Using continue is mainly useful to combine straights with larger curves. Going at full speed into a tight or in-place turn is not a good idea, as the wheels must suddenly slow down, causing them to slip.

Drive forever (until you change course)

So far, each movement block completed when your chosen distance or turn angle was reached. In many cases, the exact distance is unknown in advance. For example, you might want to keep driving until you detect an obstacle, whenever that is.

This is where the forever mode of the drive block comes in, as shown in the following example. Instead of a distance or turn angle, you choose the drive speed (mm/s) and turn rate (deg/s) that it should maintain “forever”. That is, until you tell it to do something else or the program ends.

Driving forever, until you tell the robot to do something else.
Driving forever, until you tell the robot to do something else.

In this example, the robot keeps driving as it continues with the next blocks in your program. In this case, those include a wait block to pause the program for a second and then a stop block to stop driving. Then it starts another move. In the stop block, you can choose one of the three stop modes, which work the same as discussed for other movements earlier.

In the next chapters, you’ll use this technique to wait for a certain sensor value to be reached, instead of waiting a fixed number of seconds.

Don’t forget the mechanics

When your robot doesn’t quite move like it should, it’s not always a coding issue. Your robot design is really important too!

Iterate with your design as much as with your code. If something doesn’t work, document it with pictures, videos, and notes about why it didn’t work. Don’t be scared to take things apart! Take pictures as you disassemble it. You can always view them in reverse if you want to rebuild your previous design.

Challenge #3.3.I: What’s in a diameter? ⸺ Given a target distance of 1000 mm, can you work out how far both wheels need to turn to get there? Write down your estimate. Try it out with a small program, and count the number of revolutions of the white marker on the wheel. Did you get it right? Discuss ⸺ Why does the robot need to know what the wheel diameter and wheelbase are? What happens if you make one value way too small or way too big? What if you use bigger wheels?

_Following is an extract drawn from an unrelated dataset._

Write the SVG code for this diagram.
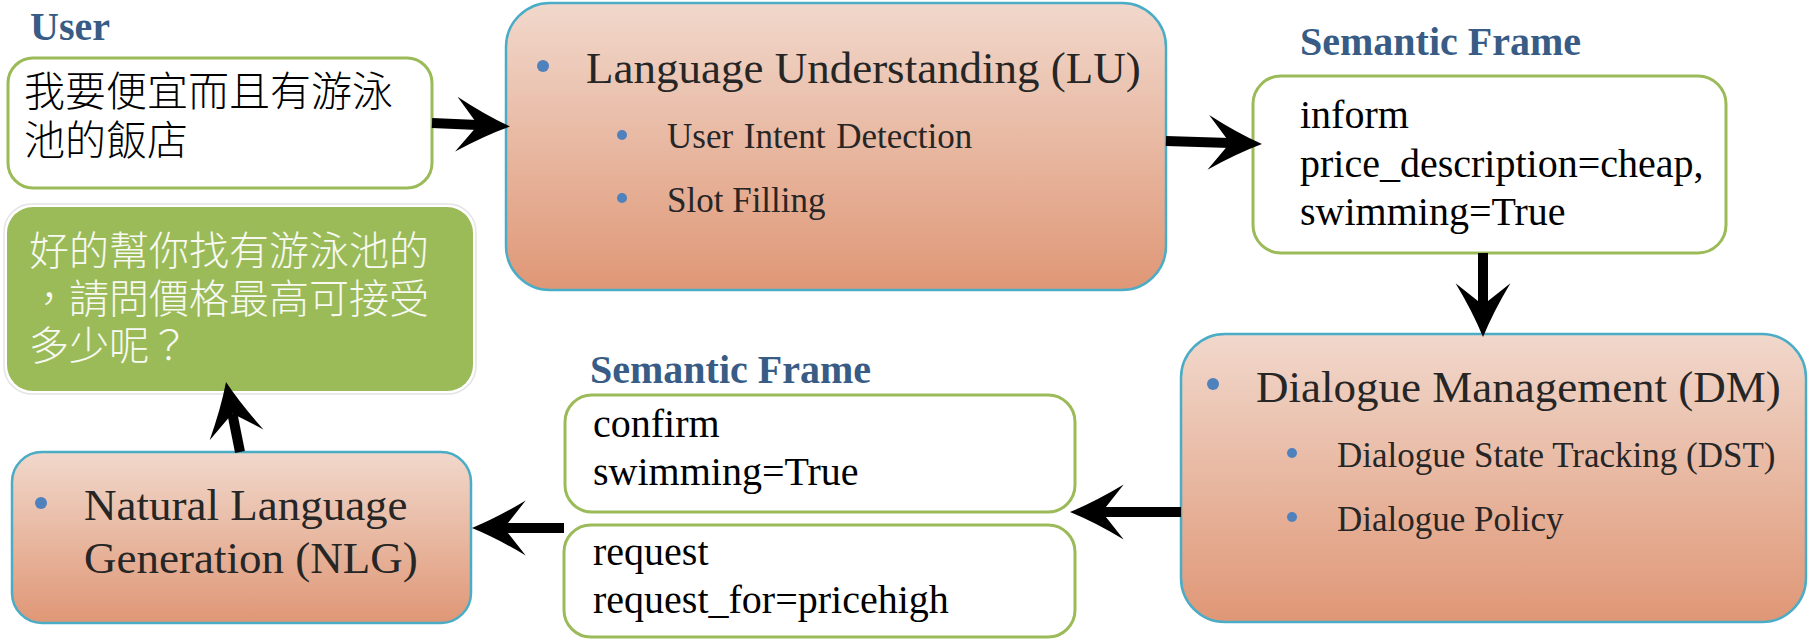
<svg xmlns="http://www.w3.org/2000/svg" width="1816" height="639" viewBox="0 0 1816 639">
<defs>
<linearGradient id="og" x1="0" y1="0" x2="0" y2="1">
<stop offset="0" stop-color="#F1D8CC"/>
<stop offset="1" stop-color="#DF9776"/>
</linearGradient>
<marker id="ah" markerUnits="userSpaceOnUse" markerWidth="80" markerHeight="80" viewBox="-30 -30 70 60" refX="0" refY="0" orient="auto" overflow="visible">
<path d="M28,0 Q6,-9 -19,-24 L0,0 L-19,24 Q6,9 28,0 Z" fill="#000"/>
</marker>
<style>
.ser{font-family:"Liberation Serif","Times New Roman",serif}
.lbl{font-family:"Liberation Serif","Times New Roman",serif;font-weight:bold;font-size:40px;fill:#385C85}
.cjk{font-family:"Noto Sans CJK TC","Noto Sans CJK SC",sans-serif;font-size:40px;font-weight:300}
.obox{fill:url(#og);stroke:#4BACC6;stroke-width:2.5}
.gbox{fill:#fff;stroke:#9BBB59;stroke-width:3}
.main{font-size:45px;fill:#262626}
.sub{font-size:35px;fill:#262626}
.frame{font-size:40px;fill:#000}
.dot{fill:#4F81BD}
.conn{stroke:#000;stroke-width:10;fill:none;marker-end:url(#ah)}
</style>
</defs>

<text class="lbl" x="30" y="40">User</text>
<text class="lbl" x="1300" y="55">Semantic Frame</text>
<text class="lbl" x="590" y="383">Semantic Frame</text>

<g id="user">
<rect class="gbox" x="8" y="58" width="424" height="130" rx="25"/>
<text class="cjk" x="24" y="106" fill="#000" style="font-size:41px">我要便宜而且有游泳</text>
<text class="cjk" x="24" y="155" fill="#000" style="font-size:41px">池的飯店</text>
</g>

<g id="reply">
<rect x="4" y="204" width="472" height="190" rx="28" fill="#fff" stroke="#E4E4E4" stroke-width="1.5"/>
<rect x="7" y="207" width="466" height="184" rx="26" fill="#9BBB59"/>
<text class="cjk" x="29" y="265" fill="#F7F9F2">好的幫你找有游泳池的</text>
<text class="cjk" x="29" y="313" fill="#F7F9F2">，請問價格最高可接受</text>
<text class="cjk" x="29" y="360" fill="#F7F9F2">多少呢？</text>
</g>

<g id="lu">
<rect class="obox" x="506" y="3" width="660" height="287" rx="44"/>
<circle class="dot" cx="543" cy="66" r="6"/>
<text class="ser main" x="586" y="83">Language Understanding (LU)</text>
<circle class="dot" cx="622" cy="135" r="5"/>
<text class="ser sub" x="667" y="148" word-spacing="2">User Intent Detection</text>
<circle class="dot" cx="622" cy="198" r="5"/>
<text class="ser sub" x="667" y="212">Slot Filling</text>
</g>

<g id="frame1">
<rect class="gbox" x="1253" y="76" width="473" height="177" rx="28"/>
<text class="ser frame" x="1300" y="128">inform</text>
<text class="ser frame" x="1300" y="177">price_description=cheap,</text>
<text class="ser frame" x="1300" y="225">swimming=True</text>
</g>

<g id="dm">
<rect class="obox" x="1181" y="334" width="625" height="288" rx="44"/>
<circle class="dot" cx="1213" cy="384" r="6"/>
<text class="ser main" x="1256" y="402">Dialogue Management (DM)</text>
<circle class="dot" cx="1292" cy="453" r="5"/>
<text class="ser sub" x="1337" y="467">Dialogue State Tracking (DST)</text>
<circle class="dot" cx="1292" cy="517" r="5"/>
<text class="ser sub" x="1337" y="531">Dialogue Policy</text>
</g>

<g id="frame2a">
<rect class="gbox" x="565" y="395" width="510" height="117" rx="27"/>
<text class="ser frame" x="593" y="437">confirm</text>
<text class="ser frame" x="593" y="485">swimming=True</text>
</g>

<g id="frame2b">
<rect class="gbox" x="564" y="525" width="511" height="112" rx="27"/>
<text class="ser frame" x="593" y="565">request</text>
<text class="ser frame" x="593" y="613">request_for=pricehigh</text>
</g>

<g id="nlg">
<rect class="obox" x="12" y="452" width="459" height="171" rx="30"/>
<circle class="dot" cx="41" cy="503" r="6"/>
<text class="ser main" x="84" y="520">Natural Language</text>
<text class="ser main" x="84" y="573">Generation (NLG)</text>
</g>

<g id="connectors">
<line class="conn" x1="432" y1="123" x2="478" y2="125"/>
<line class="conn" x1="1166" y1="141" x2="1230" y2="143"/>
<line class="conn" x1="1483" y1="253" x2="1483" y2="305"/>
<line class="conn" x1="1181" y1="512" x2="1102" y2="512"/>
<line class="conn" x1="564" y1="528" x2="504" y2="528"/>
<line class="conn" x1="240" y1="452" x2="232.3" y2="413.5"/>
</g>
</svg>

Challenge #3.3.J: Turning point ⸺ A conventional car is quite different from your LEGO robot. It drives using an engine or motors and it steers by turning the front wheels. Can you draw a top-view diagram like the one above, but for a car? Be sure to draw exactly how the front wheels are positioned and add arrows to indicate the direction of travel. How is it different from your LEGO robot? Why can a car not turn in place? Is this also true for a 4x4 vehicle? How could you modify a car to turn in place? Discuss ⸺ In your diagram, draw straight lines through the front and rear wheel axles. How many intersections do you get, and what is the meaning of these point(s)? Research ⸺ Search for Ackermann steering geometry. Can you build something like it with LEGO bricks?